§ **SOURCE EXCERPT**:

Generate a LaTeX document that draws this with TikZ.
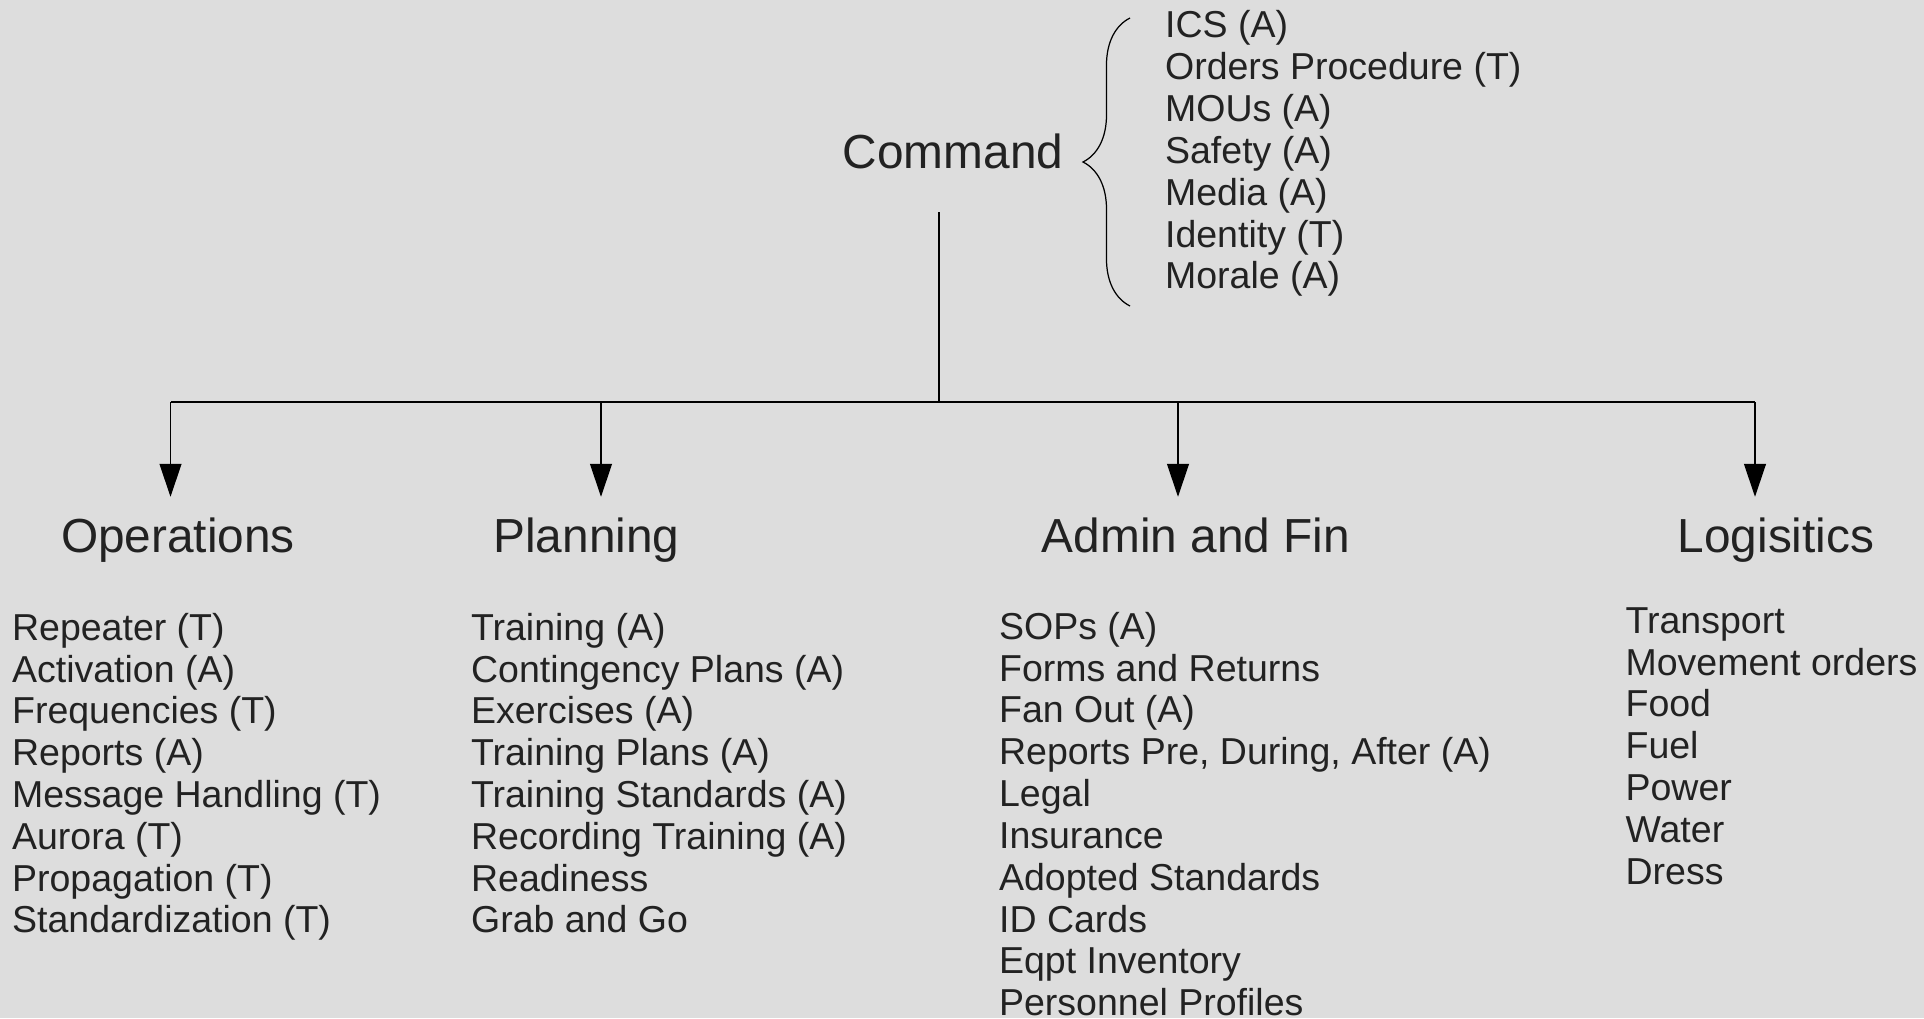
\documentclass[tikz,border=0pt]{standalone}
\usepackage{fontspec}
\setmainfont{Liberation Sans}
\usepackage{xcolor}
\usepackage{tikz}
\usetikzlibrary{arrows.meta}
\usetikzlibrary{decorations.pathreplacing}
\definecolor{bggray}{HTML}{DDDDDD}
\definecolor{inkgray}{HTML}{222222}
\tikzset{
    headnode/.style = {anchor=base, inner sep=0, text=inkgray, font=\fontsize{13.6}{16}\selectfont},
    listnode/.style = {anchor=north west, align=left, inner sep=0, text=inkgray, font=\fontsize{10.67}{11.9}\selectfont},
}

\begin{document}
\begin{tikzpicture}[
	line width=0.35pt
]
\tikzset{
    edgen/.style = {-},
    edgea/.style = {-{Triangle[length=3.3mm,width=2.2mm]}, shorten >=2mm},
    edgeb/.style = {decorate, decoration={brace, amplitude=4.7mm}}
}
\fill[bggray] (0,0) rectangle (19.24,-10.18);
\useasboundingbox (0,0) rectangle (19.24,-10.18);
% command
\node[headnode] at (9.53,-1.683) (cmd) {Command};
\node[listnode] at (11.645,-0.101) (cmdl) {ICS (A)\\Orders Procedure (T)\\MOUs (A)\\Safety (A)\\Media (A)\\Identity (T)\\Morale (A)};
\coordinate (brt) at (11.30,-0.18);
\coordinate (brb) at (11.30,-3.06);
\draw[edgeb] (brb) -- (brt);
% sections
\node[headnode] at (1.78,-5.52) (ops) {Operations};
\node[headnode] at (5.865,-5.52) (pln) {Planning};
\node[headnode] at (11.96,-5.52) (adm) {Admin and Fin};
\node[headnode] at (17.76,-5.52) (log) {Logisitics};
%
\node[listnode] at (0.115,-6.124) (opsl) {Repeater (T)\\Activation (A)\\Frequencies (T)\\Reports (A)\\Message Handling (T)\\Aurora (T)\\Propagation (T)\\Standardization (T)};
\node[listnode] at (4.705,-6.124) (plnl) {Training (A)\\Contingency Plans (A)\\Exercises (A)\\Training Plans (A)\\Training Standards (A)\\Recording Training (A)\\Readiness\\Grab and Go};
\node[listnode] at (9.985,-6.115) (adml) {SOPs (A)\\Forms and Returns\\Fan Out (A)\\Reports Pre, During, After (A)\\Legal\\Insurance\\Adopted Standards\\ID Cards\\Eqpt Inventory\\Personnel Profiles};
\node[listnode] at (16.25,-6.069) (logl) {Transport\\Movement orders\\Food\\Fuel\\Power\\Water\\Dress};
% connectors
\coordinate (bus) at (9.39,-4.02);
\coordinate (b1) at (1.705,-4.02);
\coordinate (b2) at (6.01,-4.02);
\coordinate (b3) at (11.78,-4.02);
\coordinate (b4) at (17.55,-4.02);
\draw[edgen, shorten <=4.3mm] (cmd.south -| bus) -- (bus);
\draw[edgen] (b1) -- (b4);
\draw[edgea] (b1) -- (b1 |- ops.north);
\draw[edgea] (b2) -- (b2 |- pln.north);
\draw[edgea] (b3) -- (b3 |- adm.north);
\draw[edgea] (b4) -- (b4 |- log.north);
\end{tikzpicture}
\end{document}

§ **TASK INSTRUCTIONS**:
Your copy of the data above should match it exactly, except that pictures are left out.

§ **TASK RESPONSE**:
Generate a LaTeX document that draws this with TikZ.
\documentclass[tikz,border=0pt]{standalone}
\usepackage{fontspec}
\setmainfont{Liberation Sans}
\usepackage{xcolor}
\usepackage{tikz}
\usetikzlibrary{arrows.meta}
\usetikzlibrary{decorations.pathreplacing}
\definecolor{bggray}{HTML}{DDDDDD}
\definecolor{inkgray}{HTML}{222222}
\tikzset{
    headnode/.style = {anchor=base, inner sep=0, text=inkgray, font=\fontsize{13.6}{16}\selectfont},
    listnode/.style = {anchor=north west, align=left, inner sep=0, text=inkgray, font=\fontsize{10.67}{11.9}\selectfont},
}

\begin{document}
\begin{tikzpicture}[
	line width=0.35pt
]
\tikzset{
    edgen/.style = {-},
    edgea/.style = {-{Triangle[length=3.3mm,width=2.2mm]}, shorten >=2mm},
    edgeb/.style = {decorate, decoration={brace, amplitude=4.7mm}}
}
\fill[bggray] (0,0) rectangle (19.24,-10.18);
\useasboundingbox (0,0) rectangle (19.24,-10.18);
% command
\node[headnode] at (9.53,-1.683) (cmd) {Command};
\node[listnode] at (11.645,-0.101) (cmdl) {ICS (A)\\Orders Procedure (T)\\MOUs (A)\\Safety (A)\\Media (A)\\Identity (T)\\Morale (A)};
\coordinate (brt) at (11.30,-0.18);
\coordinate (brb) at (11.30,-3.06);
\draw[edgeb] (brb) -- (brt);
% sections
\node[headnode] at (1.78,-5.52) (ops) {Operations};
\node[headnode] at (5.865,-5.52) (pln) {Planning};
\node[headnode] at (11.96,-5.52) (adm) {Admin and Fin};
\node[headnode] at (17.76,-5.52) (log) {Logisitics};
%
\node[listnode] at (0.115,-6.124) (opsl) {Repeater (T)\\Activation (A)\\Frequencies (T)\\Reports (A)\\Message Handling (T)\\Aurora (T)\\Propagation (T)\\Standardization (T)};
\node[listnode] at (4.705,-6.124) (plnl) {Training (A)\\Contingency Plans (A)\\Exercises (A)\\Training Plans (A)\\Training Standards (A)\\Recording Training (A)\\Readiness\\Grab and Go};
\node[listnode] at (9.985,-6.115) (adml) {SOPs (A)\\Forms and Returns\\Fan Out (A)\\Reports Pre, During, After (A)\\Legal\\Insurance\\Adopted Standards\\ID Cards\\Eqpt Inventory\\Personnel Profiles};
\node[listnode] at (16.25,-6.069) (logl) {Transport\\Movement orders\\Food\\Fuel\\Power\\Water\\Dress};
% connectors
\coordinate (bus) at (9.39,-4.02);
\coordinate (b1) at (1.705,-4.02);
\coordinate (b2) at (6.01,-4.02);
\coordinate (b3) at (11.78,-4.02);
\coordinate (b4) at (17.55,-4.02);
\draw[edgen, shorten <=4.3mm] (cmd.south -| bus) -- (bus);
\draw[edgen] (b1) -- (b4);
\draw[edgea] (b1) -- (b1 |- ops.north);
\draw[edgea] (b2) -- (b2 |- pln.north);
\draw[edgea] (b3) -- (b3 |- adm.north);
\draw[edgea] (b4) -- (b4 |- log.north);
\end{tikzpicture}
\end{document}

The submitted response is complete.